I read a study (from Wal-mart) that claims that the average wage for their Maine employees was $11.50 per hour. That sounds like a good claim, but I don’t buy it. If they take away management wages and distribution wages, then what is the average wage of a Wal-mart employee? The only Wal-mart people I know of that make that much are distribution center employees and management staff. The average Wal-mart employee workers that I know on a personal basis make more in the range of $7.00 to $8.00 per hour, and most of them get far fewer than fulltime hours. Full time hours, for those of you not in retail is thirty hours per week, not forty as in other trades.

Batey goes on to extol the virtues of the Plum Creek conservation efforts in the area. Hmm. Let me see. An area now thickly settled with wildlife and a woodland environment is going to be chopped up and paved over with petroleum based asphalt, so that Wal-mart can provide poverty level jobs to people who cannot afford to live in the houses that Plum Creek is going to build. Sounds to me like they are more interested in providing domestic labor for rich people from away, who could care less about the state of Maine.

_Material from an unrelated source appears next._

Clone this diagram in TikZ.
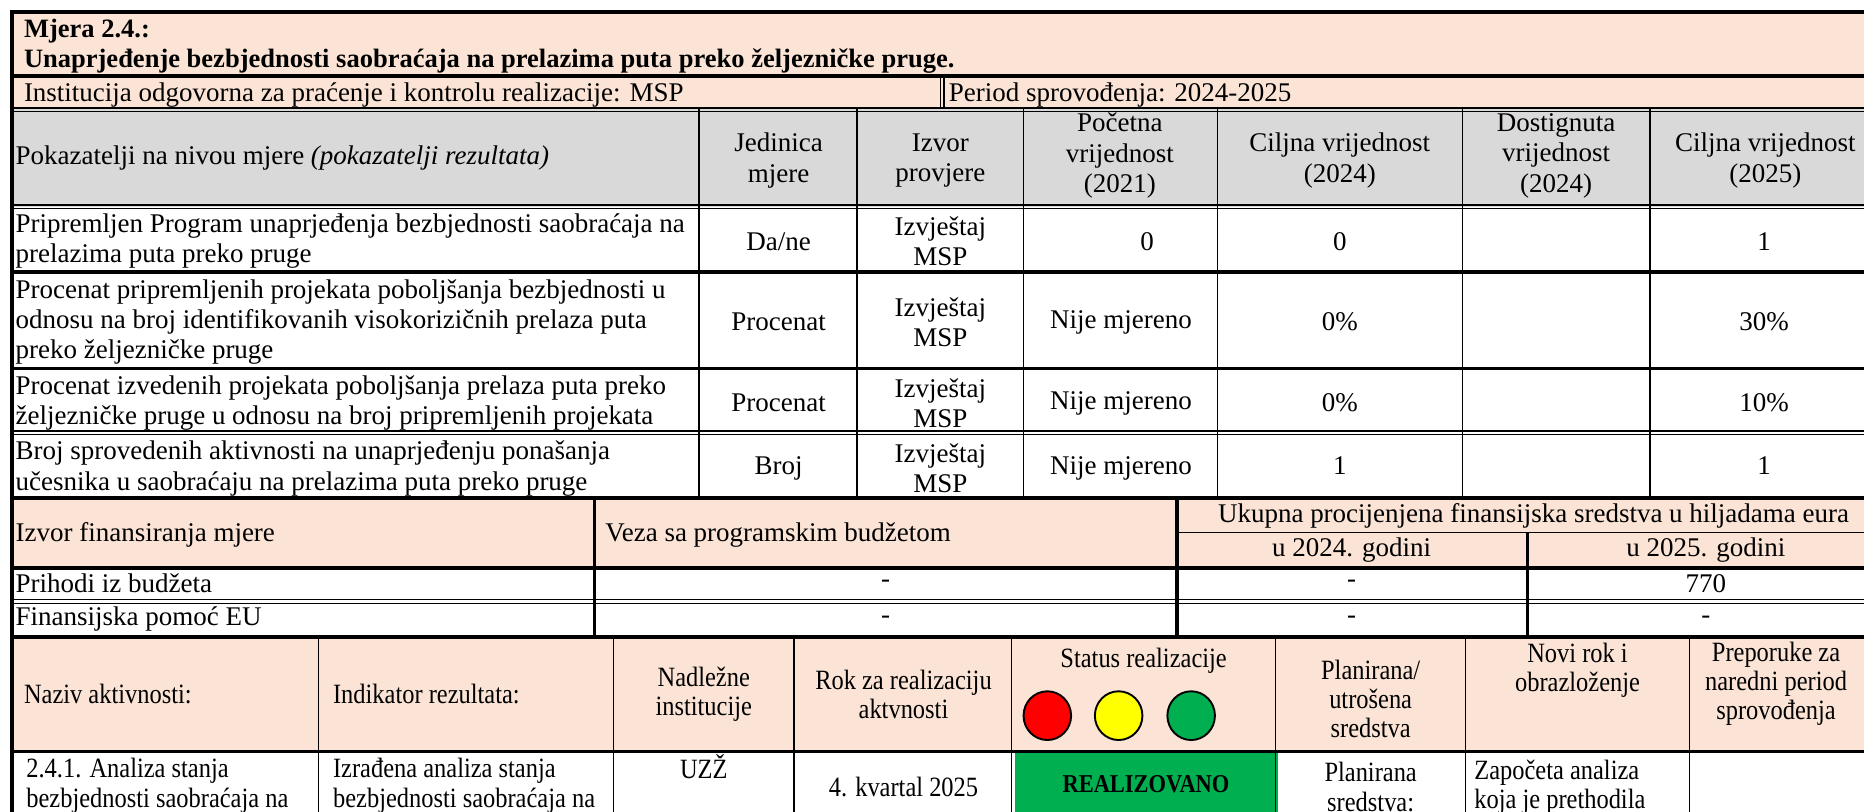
\documentclass[tikz,border=0pt]{standalone}
\usepackage{fontspec}
\setmainfont{Liberation Serif}
\newfontfamily\cond[FakeStretch=0.875]{Liberation Serif}
\usetikzlibrary{shapes.geometric}
\definecolor{peach}{HTML}{FBE4D5}
\definecolor{hgrey}{HTML}{D9D9D9}
\definecolor{sred}{HTML}{FF0000}
\definecolor{syel}{HTML}{FFFF00}
\definecolor{sgrn}{HTML}{00B050}
\tikzset{
  tx/.style={inner sep=0pt, font=\fontsize{22.7}{25.5}\selectfont},
  ltx/.style={tx, anchor=west, align=left},
  ctx/.style={tx, align=center},
  cd/.style={inner sep=0pt, font=\cond\fontsize{23.5}{24.5}\selectfont},
  lcd/.style={cd, anchor=west, align=left},
  ccd/.style={cd, align=center},
  thn/.style={line width=1.2pt},
  thk/.style={line width=3pt},
  lamp/.style={draw, line width=1.6pt, ellipse, minimum width=40pt, minimum height=41pt, inner sep=0pt},
}
\begin{document}
\begin{tikzpicture}[x=1pt,y=-1pt]
\useasboundingbox (0,0) rectangle (1568,683);
% ---------- fills
\fill[peach] (10,10) rectangle (1600,92);
\fill[hgrey] (10,92) rectangle (1600,174);
\fill[peach] (10,419) rectangle (1600,478);
\fill[peach] (10,536) rectangle (1600,632);
\fill[sgrn] (854,633) rectangle (1075,690);
% ---------- horizontal lines
\draw[thk] (10,10) -- (1600,10);
\draw[thk] (10,64) -- (1600,64);
\draw[thn] (10,91) -- (1600,91);
\draw[thn] (10,94) -- (1600,94);
\draw[thn] (10,172.5) -- (1600,172.5);
\draw[thn] (10,175.5) -- (1600,175.5);
\draw[thk] (10,229) -- (1600,229);
\draw[thk] (10,310) -- (1600,310);
\draw[thn] (10,362.5) -- (1600,362.5);
\draw[thn] (10,365.5) -- (1600,365.5);
\draw[thk] (10,419) -- (1600,419);
\draw[thn] (990,448) -- (1600,448);
\draw[thk] (10,478) -- (1600,478);
\draw[thn] (10,504.5) -- (1600,504.5);
\draw[thn] (10,507.5) -- (1600,507.5);
\draw[thk] (10,536) -- (1600,536);
\draw[thk] (10,632) -- (1600,632);
% ---------- vertical lines
\draw[thk] (10,8.5) -- (10,690);
\draw[thn] (791,64) -- (791,92);
\draw[thn] (794,64) -- (794,92);
\foreach \xx in {588,721,861,1024,1230,1388} {\draw[thn] (\xx,92) -- (\xx,419);}
\draw[thk] (500,419) -- (500,536);
\draw[thk] (990,419) -- (990,536);
\draw[thk] (1285,448) -- (1285,536);
\foreach \xx in {268,516,668,851,1073,1233,1421} {\draw[thn] (\xx,536) -- (\xx,690);}
% ---------- title block
\node[ltx, font=\bfseries\fontsize{22.3}{25.5}\selectfont] (t1) at (20,26) {Mjera 2.4.:};
\node[ltx, font=\bfseries\fontsize{22.3}{25.5}\selectfont] (t2) at (20,51) {Unaprjeđenje bezbjednosti saobraćaja na prelazima puta preko željezničke pruge.};
\node[ltx] (inst) at (20,80) {Institucija odgovorna za praćenje i kontrolu realizacije: MSP};
\node[ltx] (per) at (798,80) {Period sprovođenja: 2024-2025};
% ---------- indicator header
\node[ltx] (h1) at (13,133) {Pokazatelji na nivou mjere \textit{(pokazatelji rezultata)}};
\node[ctx] (h2) at (655,135) {Jedinica\\mjere};
\node[ctx] (h3) at (791,135) {Izvor\\provjere};
\node[ctx] (h4) at (942,131) {Početna\\vrijednost\\(2021)};
\node[ctx] (h5) at (1127,135) {Ciljna vrijednost\\(2024)};
\node[ctx] (h6) at (1309,131) {Dostignuta\\vrijednost\\(2024)};
\node[ctx] (h7) at (1485,135) {Ciljna vrijednost\\(2025)};
% ---------- row 1
\node[ltx] (r1a) at (13,203) {Pripremljen Program unaprjeđenja bezbjednosti saobraćaja na\\prelazima puta preko pruge};
\node[ctx] (r1b) at (655,203) {Da/ne};
\node[ctx] (r1c) at (791,203) {Izvještaj\\MSP};
\node[ctx] (r1d) at (965,203) {0};
\node[ctx] (r1e) at (1127,203) {0};
\node[ctx] (r1g) at (1484,203) {1};
% ---------- row 2
\node[ltx] (r2a) at (13,271) {Procenat pripremljenih projekata poboljšanja bezbjednosti u\\odnosu na broj identifikovanih visokorizičnih prelaza puta\\preko željezničke pruge};
\node[ctx] (r2b) at (655,271) {Procenat};
\node[ctx] (r2c) at (791,271) {Izvještaj\\MSP};
\node[ctx] (r2d) at (943,271) {Nije mjereno};
\node[ctx] (r2e) at (1127,271) {0\%};
\node[ctx] (r2g) at (1484,271) {30\%};
% ---------- row 3
\node[ltx] (r3a) at (13,339) {Procenat izvedenih projekata poboljšanja prelaza puta preko\\željezničke pruge u odnosu na broj pripremljenih projekata};
\node[ctx] (r3b) at (655,339) {Procenat};
\node[ctx] (r3c) at (791,339) {Izvještaj\\MSP};
\node[ctx] (r3d) at (943,339) {Nije mjereno};
\node[ctx] (r3e) at (1127,339) {0\%};
\node[ctx] (r3g) at (1484,339) {10\%};
% ---------- row 4
\node[ltx] (r4a) at (13,394) {Broj sprovedenih aktivnosti na unaprjeđenju ponašanja\\učesnika u saobraćaju na prelazima puta preko pruge};
\node[ctx] (r4b) at (655,394) {Broj};
\node[ctx] (r4c) at (791,394) {Izvještaj\\MSP};
\node[ctx] (r4d) at (943,394) {Nije mjereno};
\node[ctx] (r4e) at (1127,392) {1};
\node[ctx] (r4g) at (1484,392) {1};
% ---------- financing
\node[ltx] (f1) at (13,450) {Izvor finansiranja mjere};
\node[ltx] (f2) at (509,450) {Veza sa programskim budžetom};
\node[ctx] (f3) at (1290,434) {Ukupna procijenjena finansijska sredstva u hiljadama eura};
\node[ctx] (f4) at (1137,463) {u 2024. godini};
\node[ctx] (f5) at (1435,463) {u 2025. godini};
\node[ltx] (p1) at (13,491) {Prihodi iz budžeta};
\node[ctx] (p2) at (745,491) {-};
\node[ctx] (p3) at (1137,491) {-};
\node[ctx] (p4) at (1435,491) {770};
\node[ltx] (e1) at (13,521) {Finansijska pomoć EU};
\node[ctx] (e2) at (745,521) {-};
\node[ctx] (e3) at (1137,521) {-};
\node[ctx] (e4) at (1435,521) {-};
% ---------- activity header
\node[lcd] (a1) at (20,584) {Naziv aktivnosti:};
\node[lcd] (a2) at (280,584) {Indikator rezultata:};
\node[ccd] (a3) at (592,584) {Nadležne\\institucije};
\node[ccd] (a4) at (760,584) {Rok za realizaciju\\aktvnosti};
\node[ccd] (a5) at (962,556) {Status realizacije};
\node[lamp, fill=sred] (l1) at (881,602) {};
\node[lamp, fill=syel] (l2) at (941,602) {};
\node[lamp, fill=sgrn] (l3) at (1002,602) {};
\node[ccd] (a6) at (1153,588) {Planirana/\\utrošena\\sredstva};
\node[ccd] (a7) at (1327,564) {Novi rok i\\obrazloženje};
\node[ccd] (a8) at (1494,575) {Preporuke za\\naredni period\\sprovođenja};
% ---------- activity row
\node[lcd] (b1) at (22,661) {2.4.1. Analiza stanja\\bezbjednosti saobraćaja na};
\node[lcd] (b2) at (280,661) {Izrađena analiza stanja\\bezbjednosti saobraćaja na};
\node[ccd] (b3) at (592,645) {UZŽ};
\node[ccd] (b4) at (760,662) {4. kvartal 2025};
\node[ccd, font=\cond\bfseries\fontsize{21.6}{24}\selectfont] (b5) at (964,660) {REALIZOVANO};
\node[ccd] (b6) at (1153,662) {Planirana\\sredstva:};
\node[lcd] (b7) at (1240,662) {Započeta analiza\\koja je prethodila};
\end{tikzpicture}
\end{document}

And let’s look at another development connected to Plum Creek. For those of you who feel that the interest of Maine is truly at the foundation of their hearts, you may want to find another page to read.

Excerpt #1; (Montana River Action webpage)

In 1992, Plum Creek Timber Co., a subsidiary of Northern Pacific Rail Road Company sold their lands on the Gallatin National Forest to Tim Blixseth and the McDougal brothers, foresters from Oregon. Blixseth consolidated his lands by trading with the Forest Service in 1998 and developed the 13,400-acre Yellowstone Club gated subdivision. Members of the Club must show a worth of at least $3 million, pay a membership fee of $250,000, annual dues of $16,000 and only members and their guests and employees pass the gate.

Several developments are proposed in the plan. Ski areas included. What assurances can Plum Creek Timber provide that this type of sale or lease will not happen in the Moosehead area?

Excerpt #2;

Violations of natural resource laws began in 1998 when Blixseth obtained only 9 permits for work that was much larger in scope than was permitted. Seven permits were suspended. In 2002, the Club was accused of 60 violations of the federal Clean Water Act when they dumped dredge and fill material into 2 miles of streams and on 10 acres of wetlands. The Yellowstone Club was also fined $86,000 for 400 violations of stream pollution, killing of trout, diversion and obliteration of streams, putting earth dams across streams, breaking down stream banks and operating heavy earth moving equipment in streambeds, draining and destroying streambeds and pumping water, stemming from constructing a golf course, roads, bridges, culverts, ski lifts and ski runs without a permit. State and federal regulators accused the Club of ignoring state stop orders, violation of state and federal water quality laws, state sanitation laws and building more condominiums than permitted.

What assurances can Plum Creek Timber provide that will guarantee this will not happen here in Maine with contractors and other firms connected to the redevelopment plan?

Excerpt #3;

In the 1860s, following the Civil War, the federal government granted large tracts of land to the Northern Pacific Railroad. Following World War II, the U.S.A. unfortunately began to dismantle the nation’s railroad system and Northern Pacific Corp. began to log and sell their lands. In the 1950s, environmentalists began to press the railroad corporation to return their lands to the federal government because they failed to maintain the railroads. The Northern Pacific Railroad immediately formed the Plum Creek Timber Company to avoid litigation and gain a tax dodge. Over the 1950s and 60s, they began to methodically clearcut their lands and sell them to developers when these lands became more valuable for subdivisions than for logging, grazing and mining. Plum Creek Timber Co. is now the largest real estate business in Montana.

Sounds to me like these people have no problem at all with manipulation of laws and regulations to avoid responsibility. Is this how Plum Creek Timber is approaching their Maine redevelopment project?

And lastly, excerpt #4;

Highway US-191 along the Gallatin River between Four Corners and Big Sky is the second busiest highway commute in Montana as a result of the building boom in Big Sky. MT Department of Transportation (DOT) estimates that 5,300 to 7,500 drivers make the commute every day. Between 2000 and 2004, there were 467 crashes, 111 resulting in injuries and 5 fatalities.

I somehow fail to equate quantity of life and quality of life as the same thing. This development may mean more employment in the way of low paying retail and service opportunities, but the possibility of higher wage jobs will decrease. The development will clearly attract more out of state buyers, and part time residents to the area than it will local residents. This will result in a level of life quality that will change to suit these people from away.

People from away will want more conveniences, more law enforcement, fire protection, shopping and recreational opportunities and so on. The state of Maine is changing in ways that will forever destroy the way of life that has so often been referred to as “Maine, the way life should be.” We are changing because our greed for what other people have, but don’t really need, has overshadowed our desire for quality over quantity. Plum Creek and Wal-mart have their place in society, but in my opinion, Maine can do without either.